The entrance of the soul into the world, to associate with a particular body, is determined by the root tendencies inherent in the soul ... The human soul is now a fated member of the Circuit. [A detailed application of these principles to human life is developed in Astronoesis  . There, Anthony Damiani juxtaposes philosophy and astrology so as to reveal metaphysical principles in act, and to show that the basis of classical astrology is an acquaintance with the wisdom-knowledge that sustains the cosmos.]

In the Timaeus   the creating God bestows the essential of the Soul, but it is the divinities moving in the Cosmos (the stars) that infuse the powerful affections holding from Necessity.... By this statement our personality is bound up with the stars, whence our Soul takes shape; and we are set under necessity at our very entrance into the world: our temperament will be of the stars’ ordering, and so, therefore, the actions which derive from temperament, and all the experiences of a nature shaped to impressions. (II.3.9)

Having explained the process of embodiment and the experience of the sensible world, Plotinus shows us that the purpose of the journey through the cosmic circuit is to acquire some good. What possible good could this be? The experiences provided through many lifetimes will develop soul’s faculties of understanding, feeling, reason, and imagination.

... by exhibiting those activities and productions which, remaining merely potential in the unembodied, might as well never have been even there, if destined never to come into actuality, so that the Soul itself would never have known that suppressed and inhibited total.
 
The act reveals the power, a power hidden, and we might almost say obliterated or non-existent, unless at some moment it became effective: in the world as it is, the richness of the outer stirs us all to the wonder of the inner whose greatness is displayed in acts so splendid, (IV.8.5)

Ultimately, the purpose is the acquisition of Ideas by the mind, to complete the vision resident in the logos.

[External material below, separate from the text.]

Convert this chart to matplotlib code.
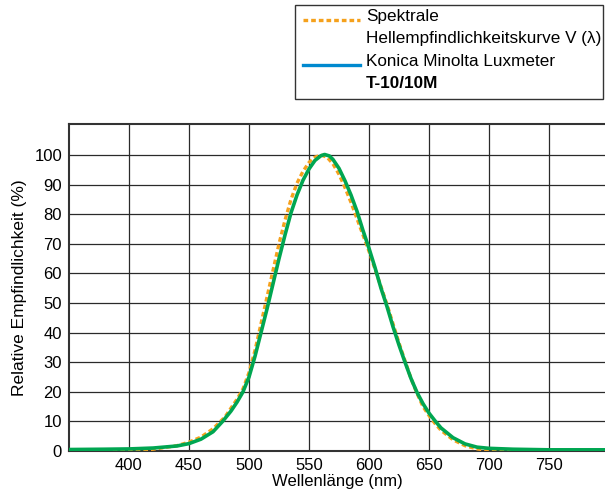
import matplotlib.pyplot as plt
from matplotlib.patches import Rectangle
from matplotlib.lines import Line2D
import numpy as np

plt.rcParams['font.family'] = ['Liberation Sans', 'DejaVu Sans']

# Spektrale Hellempfindlichkeitskurve V(lambda) (dotted, orange)
wl_v = [380, 400, 420, 440, 450, 460, 470, 480, 490, 495, 500, 505, 510, 515, 520,
        525, 530, 535, 540, 545, 550, 555, 560, 565, 570, 575, 580, 585, 590, 595,
        600, 605, 610, 615, 620, 625, 630, 635, 640, 645, 650, 655, 660, 670, 680,
        690, 700, 710, 720, 780]
val_v = [0.0, 0.2, 0.6, 1.8, 3.0, 4.7, 7.5, 11.5, 17.5, 21.0, 26.5, 34.0, 43.0, 52.0, 61.0,
         70.0, 78.0, 85.0, 90.5, 94.5, 97.5, 99.3, 100.0, 99.3, 97.0, 93.5, 89.0, 84.0, 78.5, 73.0,
         67.5, 61.5, 55.5, 49.5, 43.0, 36.5, 30.5, 24.5, 19.5, 15.0, 12.0, 9.3, 7.0, 3.8, 1.8,
         0.7, 0.2, 0.05, 0.0, 0.0]

# Konica Minolta Luxmeter T-10/10M (solid, green)
wl_t = [350, 380, 400, 420, 440, 450, 460, 470, 478, 485, 490, 495, 500, 505, 510,
        515, 520, 525, 530, 535, 540, 545, 550, 555, 560, 563, 567, 570, 575, 580,
        585, 590, 595, 600, 605, 610, 615, 620, 625, 630, 635, 640, 645, 650, 655,
        660, 670, 680, 690, 700, 720, 750, 800]
val_t = [0.5, 0.6, 0.7, 1.0, 1.7, 2.5, 4.0, 6.5, 10.0, 13.5, 16.5, 20.0, 25.0, 32.0, 40.0,
         48.0, 56.5, 65.0, 73.0, 80.5, 86.5, 91.5, 95.3, 98.2, 99.8, 100.2, 99.7, 98.5, 95.5, 91.3,
         86.5, 81.0, 74.5, 68.5, 62.0, 55.0, 48.8, 42.0, 35.8, 30.0, 24.5, 19.8, 16.0, 12.8, 10.2,
         7.8, 4.5, 2.4, 1.3, 0.9, 0.6, 0.4, 0.4]

x_ticks = [400, 450, 500, 550, 600, 650, 700, 750]
y_ticks = [0, 10, 20, 30, 40, 50, 60, 70, 80, 90, 100]

orange = '#F5A11C'
green = '#00A651'
blue = '#0089CF'

fig = plt.figure(figsize=(6.05, 4.94), dpi=100)
ax = fig.add_axes([69 / 605, 1 - 451 / 494, 1 - 69 / 605, (451 - 124) / 494])

ax.plot(wl_v, val_v, color=orange, linestyle=(0, (1.4, 0.9)), linewidth=2.4, zorder=3)
ax.plot(wl_t, val_t, color=green, linewidth=2.6, zorder=4)

ax.set_xlim(350, 350 + 536 / 1.2)
ax.set_ylim(0, 110.5)
ax.set_xticks(x_ticks)
ax.set_yticks(y_ticks)
ax.tick_params(length=0, labelsize=12, pad=5)
ax.grid(True, color='#2a2a2a', linewidth=0.9)
ax.set_axisbelow(True)
ax.spines['right'].set_visible(False)
for s in ['left', 'bottom', 'top']:
    ax.spines[s].set_color('#333333')
    ax.spines[s].set_linewidth(1.5)

ax.set_xlabel('Wellenlänge (nm)', fontsize=12, labelpad=1)
ax.set_ylabel('Relative Empfindlichkeit (%)', fontsize=12.5, labelpad=5)

# legend box drawn in figure pixel coords
lg = fig.add_axes([0, 0, 1, 1], facecolor='none')
lg.set_xlim(0, 605)
lg.set_ylim(494, 0)
lg.axis('off')
lg.add_patch(Rectangle((294.5, 5), 308, 94, fill=False, edgecolor='#333333', linewidth=1.0))
lg.add_line(Line2D([303, 360], [20, 20], color=orange, linestyle=(0, (1.4, 0.9)), linewidth=2.4))
lg.add_line(Line2D([303, 360], [65, 65], color=blue, linewidth=2.4))
lg.text(366, 17, 'Spektrale', fontsize=12.3, va='center', ha='left')
lg.text(366, 38, 'Hellempfindlichkeitskurve V (λ)', fontsize=12.3, va='center', ha='left')
lg.text(366, 62, 'Konica Minolta Luxmeter', fontsize=12.3, va='center', ha='left')
lg.text(366, 83, 'T-10/10M', fontsize=12.3, va='center', ha='left', fontweight='bold')

fig.savefig('out.png', dpi=100)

Action, thus, is set towards contemplation and an object of contemplation, so that even those whose life is in doing have seeing as their object; what they have not been able to achieve by the direct path, they hope to come at by the circuit ...
 
Hence the Reason-Principle must not be left to lie outside, but must be made one identical thing with the Soul of the novice so that he finds it really his own. (III.8.6)

So it is rather a straightforward affair to discern that the purpose of all this activity is to ultimately possess the object of contemplation, the ideas or reason-principles that are being manifested by life.

Soul incarnates or participates in the ideas of the planetary mind by perceiving the world and experiencing through a body what the gods think. Thus Earth—footstool of the Gods—nurses our soul to heavenly maturity and humanity. What is becoming explicit in this exegesis is a theory of the endless evolution of the content of an individual soul’s awareness. Through reasoning on the content of the World-Idea which it is manifesting, the soul evolves its understanding until intellection becomes predominant, and this is brought to bear on its own self-nature. If the inquiry is pursued, this process will result in intrinsic self-awareness.